>>>>
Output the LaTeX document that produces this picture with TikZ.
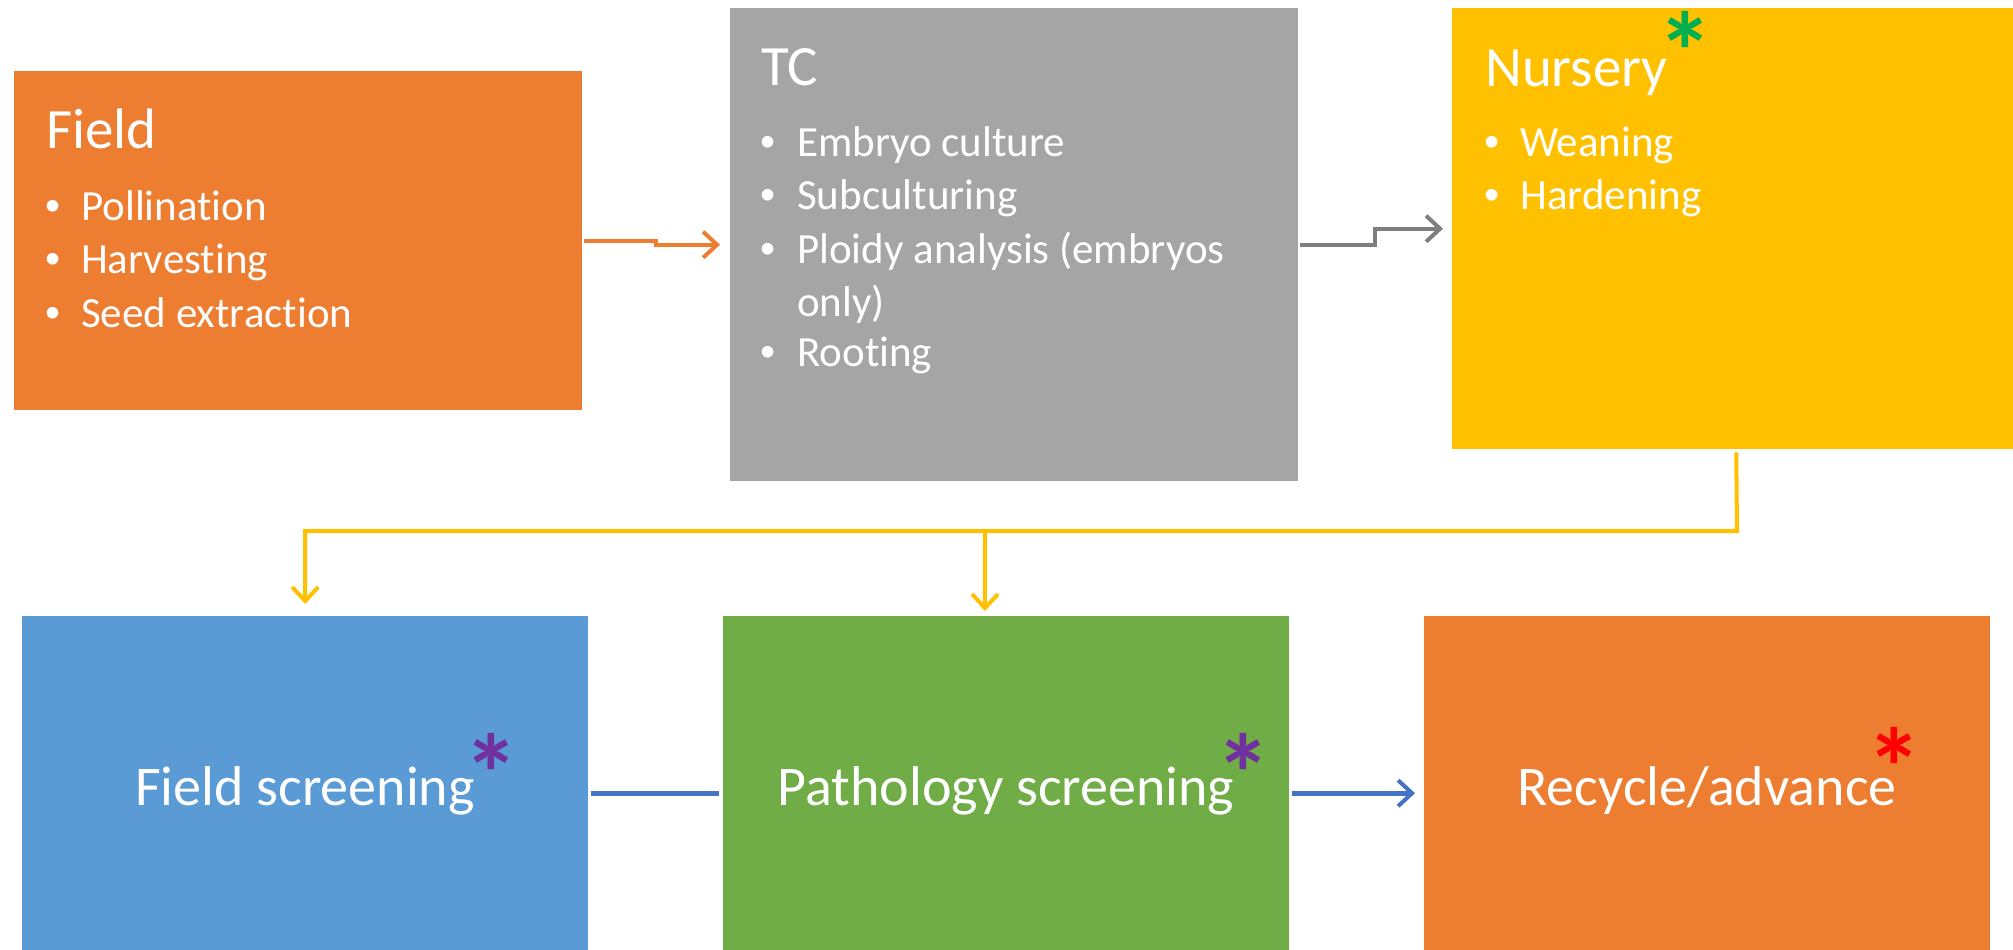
\documentclass[tikz,border=0pt]{standalone}
\usepackage{fontspec}
\setmainfont{Carlito}[Ligatures=NoCommon]
\newfontfamily\bulletfont{Liberation Sans}
\usetikzlibrary{arrows.meta,calc}
\definecolor{cOrange}{HTML}{ED7D31}
\definecolor{cGray}{HTML}{A5A5A5}
\definecolor{cGold}{HTML}{FFC000}
\definecolor{cBlue}{HTML}{5B9BD5}
\definecolor{cGreen}{HTML}{70AD47}
\definecolor{cDarkGray}{HTML}{7F7F7F}
\definecolor{cLineBlue}{HTML}{4472C4}
\definecolor{cStarGreen}{HTML}{00B050}
\definecolor{cStarPurple}{HTML}{7030A0}
\definecolor{cStarRed}{HTML}{FF0000}
\tikzset{
  box/.style={draw=none, anchor=north west, inner sep=0pt},
  title/.style={anchor=base west, inner sep=0pt, text=white, font=\fontsize{57}{68}\selectfont},
  item/.style={anchor=base west, inner sep=0pt, text=white, font=\fontsize{43}{52}\selectfont},
  bul/.style={anchor=base west, inner sep=0pt, text=white, font=\bulletfont\fontsize{43}{52}\selectfont},
  bigtext/.style={anchor=center, inner sep=0pt, text=white, font=\fontsize{56}{68}\selectfont},
  star/.style={anchor=center, inner sep=0pt, font=\bfseries\fontsize{112}{112}\selectfont},
  conn/.style={line width=4pt, -{Straight Barb[length=14pt,width=26pt,line width=4pt]}},
}
\begin{document}
\begin{tikzpicture}[x=1pt,y=-1pt]
\useasboundingbox (0,0) rectangle (2013,950);
% boxes
\node[box, fill=cOrange, minimum width=568pt, minimum height=339pt] (field) at (14,71) {};
\node[box, fill=cGray, minimum width=568pt, minimum height=473pt] (tc) at (730,8) {};
\node[box, fill=cGold, minimum width=568pt, minimum height=441pt] (nursery) at (1452,8) {};
\node[box, fill=cBlue, minimum width=566pt, minimum height=354pt] (fs) at (22,616) {};
\node[box, fill=cGreen, minimum width=566pt, minimum height=354pt] (path) at (723,616) {};
\node[box, fill=cOrange, minimum width=566pt, minimum height=354pt] (recycle) at (1424,616) {};
% Field text
\node[title] (fieldT) at (46,148) {Field};
\node[bul] (fb1) at (45,220) {•};
\node[item] (fi1) at (81,220) {Pollination};
\node[bul] (fb2) at (45,273) {•};
\node[item] (fi2) at (81,273) {Harvesting};
\node[bul] (fb3) at (45,327) {•};
\node[item] (fi3) at (81,327) {Seed extraction};
% TC text
\node[title] (tcT) at (761,85) {TC};
\node[bul] (tb1) at (760,156) {•};
\node[item] (ti1) at (797,156) {Embryo culture};
\node[bul] (tb2) at (760,209) {•};
\node[item] (ti2) at (797,209) {Subculturing};
\node[bul] (tb3) at (760,263) {•};
\node[item] (ti3) at (797,263) {Ploidy analysis (embryos};
\node[item] (ti3b) at (797,316) {only)};
\node[bul] (tb4) at (760,366) {•};
\node[item] (ti4) at (797,366) {Rooting};
% Nursery text
\node[title] (nT) at (1485,86) {Nursery};
\node[star, text=cStarGreen] (nS) at (1685,51) {*};
\node[bul] (nb1) at (1484,156) {•};
\node[item] (ni1) at (1520,156) {Weaning};
\node[bul] (nb2) at (1484,209) {•};
\node[item] (ni2) at (1520,209) {Hardening};
% bottom texts
\node[bigtext] (fsT) at (305,791) {Field screening};
\node[star, text=cStarPurple] (fsS) at (491,773) {*};
\node[bigtext] (pT) at (1006,791) {Pathology screening};
\node[star, text=cStarPurple] (pS) at (1243,773) {*};
\node[bigtext] (rT) at (1707,791) {Recycle/advance};
\node[star, text=cStarRed] (rS) at (1894,767) {*};
% connectors
\draw[conn, draw=cOrange, shorten <=2pt, shorten >=10pt]
  (field.east) -| ($(field.east)!0.5!(tc.west)$) |- (tc.west);
\draw[conn, draw=cDarkGray, shorten <=2pt, shorten >=9pt]
  (tc.east) -| ($(tc.east)!0.5!(nursery.west)$) |- (nursery.west);
\coordinate (ybend) at (1737,531);
\coordinate (ymid) at (985,531);
\draw[conn, draw=cGold, shorten <=3pt, shorten >=12pt]
  (nursery.south) -- (ybend) -| (fs.north);
\draw[conn, draw=cGold, shorten >=5pt] (ymid) -- (ymid |- path.north);
\draw[line width=5pt, draw=cLineBlue] ([xshift=3pt]fs.east) -- ([xshift=-4pt]path.west);
\draw[conn, line width=5pt, draw=cLineBlue, shorten <=3pt, shorten >=9pt] (path.east) -- (recycle.west);
\end{tikzpicture}
\end{document}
<<<<
**EXERCISE AIM**
Take the listing above and print it exactly, apart from the pictures.

**WRITTEN ANSWER**
Output the LaTeX document that produces this picture with TikZ.
\documentclass[tikz,border=0pt]{standalone}
\usepackage{fontspec}
\setmainfont{Carlito}[Ligatures=NoCommon]
\newfontfamily\bulletfont{Liberation Sans}
\usetikzlibrary{arrows.meta,calc}
\definecolor{cOrange}{HTML}{ED7D31}
\definecolor{cGray}{HTML}{A5A5A5}
\definecolor{cGold}{HTML}{FFC000}
\definecolor{cBlue}{HTML}{5B9BD5}
\definecolor{cGreen}{HTML}{70AD47}
\definecolor{cDarkGray}{HTML}{7F7F7F}
\definecolor{cLineBlue}{HTML}{4472C4}
\definecolor{cStarGreen}{HTML}{00B050}
\definecolor{cStarPurple}{HTML}{7030A0}
\definecolor{cStarRed}{HTML}{FF0000}
\tikzset{
  box/.style={draw=none, anchor=north west, inner sep=0pt},
  title/.style={anchor=base west, inner sep=0pt, text=white, font=\fontsize{57}{68}\selectfont},
  item/.style={anchor=base west, inner sep=0pt, text=white, font=\fontsize{43}{52}\selectfont},
  bul/.style={anchor=base west, inner sep=0pt, text=white, font=\bulletfont\fontsize{43}{52}\selectfont},
  bigtext/.style={anchor=center, inner sep=0pt, text=white, font=\fontsize{56}{68}\selectfont},
  star/.style={anchor=center, inner sep=0pt, font=\bfseries\fontsize{112}{112}\selectfont},
  conn/.style={line width=4pt, -{Straight Barb[length=14pt,width=26pt,line width=4pt]}},
}
\begin{document}
\begin{tikzpicture}[x=1pt,y=-1pt]
\useasboundingbox (0,0) rectangle (2013,950);
% boxes
\node[box, fill=cOrange, minimum width=568pt, minimum height=339pt] (field) at (14,71) {};
\node[box, fill=cGray, minimum width=568pt, minimum height=473pt] (tc) at (730,8) {};
\node[box, fill=cGold, minimum width=568pt, minimum height=441pt] (nursery) at (1452,8) {};
\node[box, fill=cBlue, minimum width=566pt, minimum height=354pt] (fs) at (22,616) {};
\node[box, fill=cGreen, minimum width=566pt, minimum height=354pt] (path) at (723,616) {};
\node[box, fill=cOrange, minimum width=566pt, minimum height=354pt] (recycle) at (1424,616) {};
% Field text
\node[title] (fieldT) at (46,148) {Field};
\node[bul] (fb1) at (45,220) {•};
\node[item] (fi1) at (81,220) {Pollination};
\node[bul] (fb2) at (45,273) {•};
\node[item] (fi2) at (81,273) {Harvesting};
\node[bul] (fb3) at (45,327) {•};
\node[item] (fi3) at (81,327) {Seed extraction};
% TC text
\node[title] (tcT) at (761,85) {TC};
\node[bul] (tb1) at (760,156) {•};
\node[item] (ti1) at (797,156) {Embryo culture};
\node[bul] (tb2) at (760,209) {•};
\node[item] (ti2) at (797,209) {Subculturing};
\node[bul] (tb3) at (760,263) {•};
\node[item] (ti3) at (797,263) {Ploidy analysis (embryos};
\node[item] (ti3b) at (797,316) {only)};
\node[bul] (tb4) at (760,366) {•};
\node[item] (ti4) at (797,366) {Rooting};
% Nursery text
\node[title] (nT) at (1485,86) {Nursery};
\node[star, text=cStarGreen] (nS) at (1685,51) {*};
\node[bul] (nb1) at (1484,156) {•};
\node[item] (ni1) at (1520,156) {Weaning};
\node[bul] (nb2) at (1484,209) {•};
\node[item] (ni2) at (1520,209) {Hardening};
% bottom texts
\node[bigtext] (fsT) at (305,791) {Field screening};
\node[star, text=cStarPurple] (fsS) at (491,773) {*};
\node[bigtext] (pT) at (1006,791) {Pathology screening};
\node[star, text=cStarPurple] (pS) at (1243,773) {*};
\node[bigtext] (rT) at (1707,791) {Recycle/advance};
\node[star, text=cStarRed] (rS) at (1894,767) {*};
% connectors
\draw[conn, draw=cOrange, shorten <=2pt, shorten >=10pt]
  (field.east) -| ($(field.east)!0.5!(tc.west)$) |- (tc.west);
\draw[conn, draw=cDarkGray, shorten <=2pt, shorten >=9pt]
  (tc.east) -| ($(tc.east)!0.5!(nursery.west)$) |- (nursery.west);
\coordinate (ybend) at (1737,531);
\coordinate (ymid) at (985,531);
\draw[conn, draw=cGold, shorten <=3pt, shorten >=12pt]
  (nursery.south) -- (ybend) -| (fs.north);
\draw[conn, draw=cGold, shorten >=5pt] (ymid) -- (ymid |- path.north);
\draw[line width=5pt, draw=cLineBlue] ([xshift=3pt]fs.east) -- ([xshift=-4pt]path.west);
\draw[conn, line width=5pt, draw=cLineBlue, shorten <=3pt, shorten >=9pt] (path.east) -- (recycle.west);
\end{tikzpicture}
\end{document}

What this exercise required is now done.